Implementation Considerations

• Scene knowledge: MoMaGen assumes access to ground-truth object poses and geometry during data generation, which is trivial in simulation but challenging in real-world settings. Integration with vision models (e.g., SAM2) is a potential solution.
• Compute requirements: Data generation is GPU-intensive, with each demonstration requiring 0.1–1.3 GPU hours depending on task complexity and randomization.
• Extensibility: The framework is readily extensible to whole-body manipulation tasks (e.g., door opening) and can be adapted for other robot embodiments.

  Figure 6: Egocentric point cloud fusion from three RGB-D cameras, cropped and downsampled for WB-VIMA training.

Implications and Future Directions

MoMaGen provides a unified, constraint-driven framework for automated demonstration generation in complex mobile manipulation domains. Its principled approach to balancing hard and soft constraints generalizes across prior X-Gen methods and enables scalable synthesis of diverse, valid data for imitation learning. The demonstrated improvements in policy learning and sim-to-real transfer highlight its practical utility for real-world deployment.

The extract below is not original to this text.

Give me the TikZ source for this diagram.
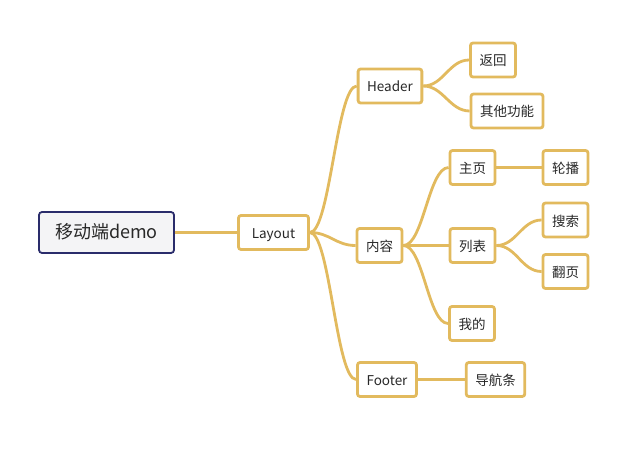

Future research directions include:

• Automated scene understanding: Integrating perception models for real-world object pose estimation.
• Whole-body manipulation: Extending the framework to tasks with simultaneous navigation and manipulation.
• Cross-embodiment generalization: Developing more robust transfer mechanisms for heterogeneous robot platforms.
• Resource-efficient planning: Optimizing the data generation pipeline for reduced computational overhead.

Conclusion

MoMaGen advances the state of automated data generation for multi-step bimanual mobile manipulation by formulating demonstration synthesis as a constrained optimization problem. Its innovations in reachability, visibility, and full-body planning yield diverse, high-quality data that directly improve imitation learning outcomes and facilitate efficient sim-to-real transfer. While limitations remain in real-world scene knowledge and compute requirements, MoMaGen establishes a principled foundation for scalable robot learning in complex environments.